WASHINGTON — The Supreme Court on Monday struck down a Louisiana law that could have left the state with a single abortion clinic, dashing the hopes of conservatives who were counting on President Trump’s appointments to lead the court to sustain restrictions on abortion rights and, eventually, to overrule Roe v. Wade.
Instead, conservatives suffered a setback, and from an unlikely source. Chief Justice John G. Roberts Jr. added his crucial fifth vote to those of the court’s four-member liberal wing, saying that respect for precedent compelled him to do so, even though he had voted to uphold an essentially identical Texas law in a 2016 dissent.
In the past two weeks, Chief Justice Roberts has voted with the court’s liberal wing in three major cases — on job discrimination against lesbian, gay, bisexual and transgender workers, on a program protecting young immigrants known as Dreamers and now on abortion. While the chief justice has on occasion disappointed his usual conservative allies, notably on the Affordable Care Act and adding a citizenship question to the census, nothing in his 15-year tenure on the court compares to the recent run of liberal votes in major cases.
Justice Stephen G. Breyer, writing for the four other justices in the majority, said the Louisiana law was “almost word-for-word identical” to the one from Texas that the Supreme Court struck down in the 2016 decision, Whole Woman’s Health v. Hellerstedt.
In both cases, Justice Breyer wrote, the laws put an undue burden on the constitutional right to the procedure.
The court’s decision to revisit the issue of admissions privileges worried proponents of abortion rights given Chief Justice Roberts’s support for the Texas law. Since that ruling, Justice Anthony M. Kennedy, who voted to overturn the law, was replaced by the more conservative Justice Brett M. Kavanaugh.
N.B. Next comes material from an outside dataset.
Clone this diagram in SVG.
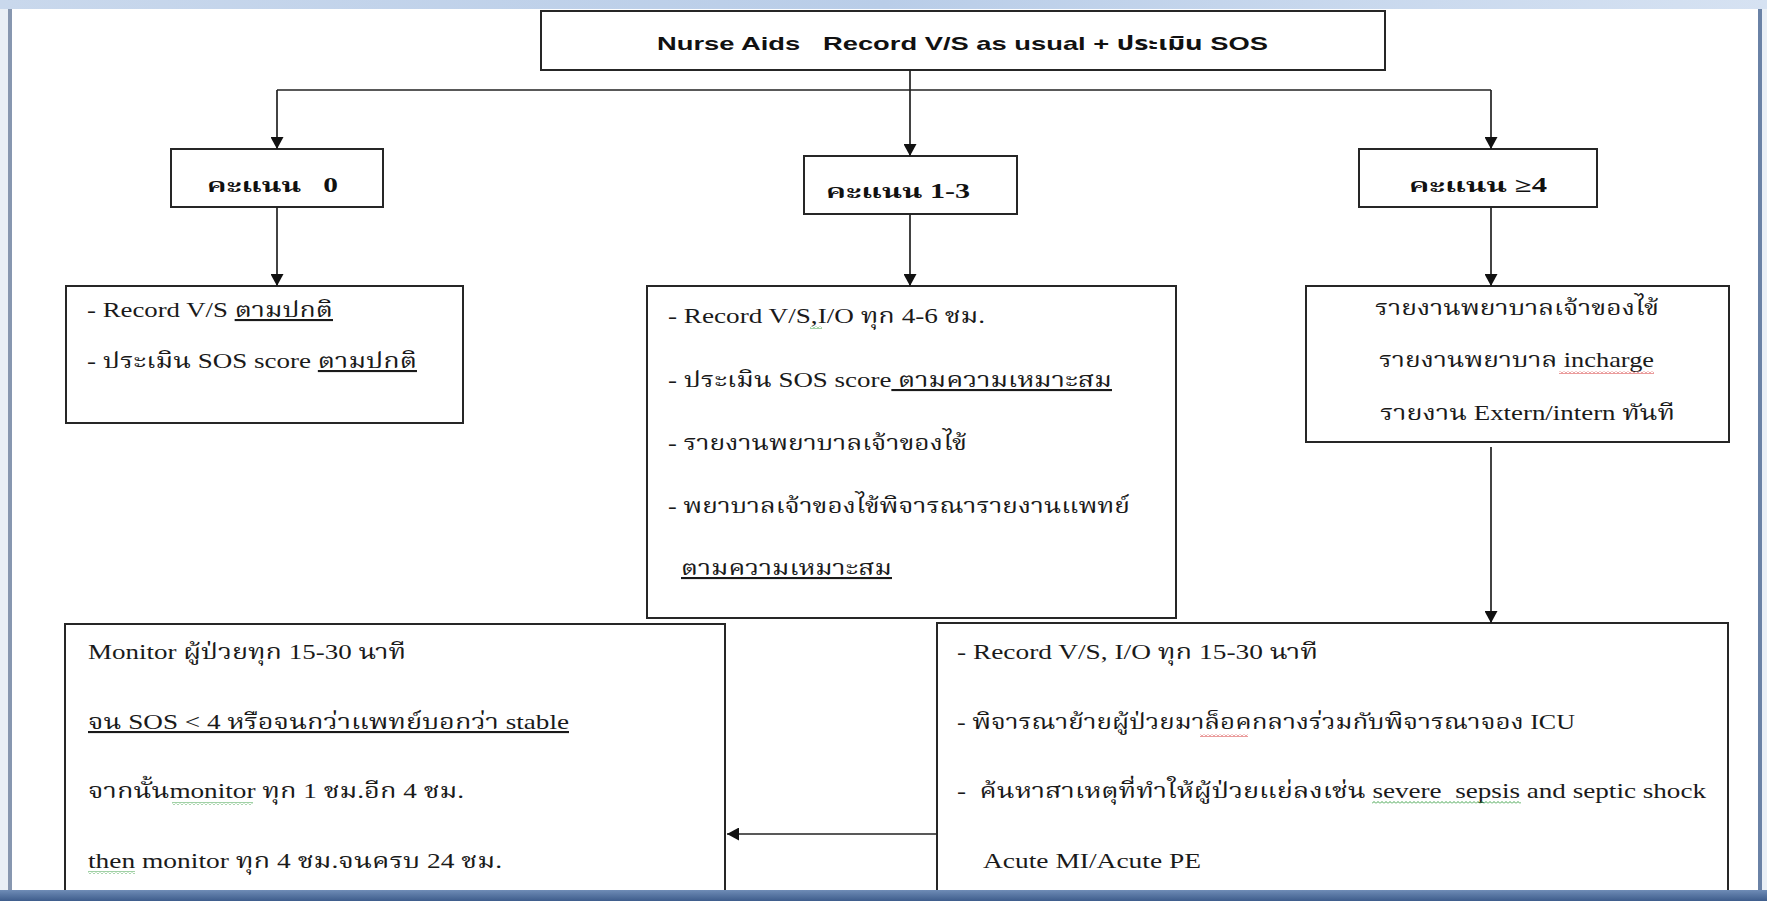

In the end, Chief Justice Roberts’s commitment to precedent sank the Louisiana law. “I joined the dissent in Whole Woman’s Health,” he wrote on Monday, “and continue to believe that the case was wrongly decided. The question today, however, is not whether Whole Woman’s Health was right or wrong, but whether to adhere to it in deciding the present case.”
“The Louisiana law imposes a burden on access to abortion just as severe as that imposed by the Texas law, for the same reasons,” the chief justice wrote. “Therefore Louisiana’s law cannot stand under our precedents.”
Still, it would be hasty to conclude that he was prepared to strike down other abortion restrictions or that he would vote to sustain the Roe decision, which in 1973 established a constitutional right to abortion, should a direct challenge to the ruling reach the court.
Kayleigh McEnany, the White House press secretary, expressed disappointment in Monday’s decision.
“In an unfortunate ruling today,” she said in a statement, “the Supreme Court devalued both the health of mothers and the lives of unborn children by gutting Louisiana’s policy that required all abortion procedures be performed by individuals with admitting privileges at a nearby hospital.”